In fact, one critical contribution of this new paper is to link QE to ultra-low rates and the impact these have on financial stability and financial intermediation – two phenomena with their own, critical equality impact regardless of what QE might on its own do. BIS staff repeat long-accepted thinking to point out that ultra-low rates lead to yield chasing evident not only in sharp equity-price increases, but also in skimpy risk premiums across the financial system. When productive assets key to economic equality such as small-business lending or first-time mortgages have to compete with high-yield credit, they lose. Financial-asset allocations thus support speculation and share buy-backs, not sustainable growth.

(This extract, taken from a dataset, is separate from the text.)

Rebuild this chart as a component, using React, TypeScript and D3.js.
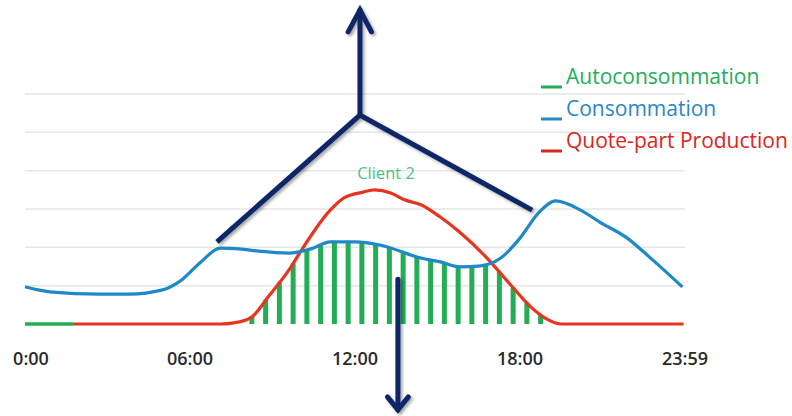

The BIS paper does not address another critical issue: QE’s impact on safe-asset scarcity and how this limits bank credit capacity and collateral availability. These QE-caused phenomena of course contribute mightily to procyclicality risk (less politely known as zombie lending) and undermine bank resilience.
The BIS paper does fret about bank earnings undermined by ultra-low rates. I would add to this reduced earnings when judged on the return-on-equity basis critical to market capitalization and franchise preservation. It also notes that all of the factors it studies – QE, stock prices, and ultra-low rates – adversely affect long-term financial security for households not lucky enough to join the mega-billionaires in the equity-market’s shindig.
In short, QE in concert with ultra-low rates that persist well into a post-shock financial market with ample advance signaling in concert with lots of post-crisis rules run counter to the fundamental purpose of all of this financial policy: GDP growth that lifts employment to restore economic equality in a financial system that mitigates the risk of a great-financial-crisis repeat. Not only should the Fed take rapid actions to correct its post-crisis mistakes, but it must also be sure it doesn’t repeat them as a new Fed begins to redesign the U.S. system in 2018.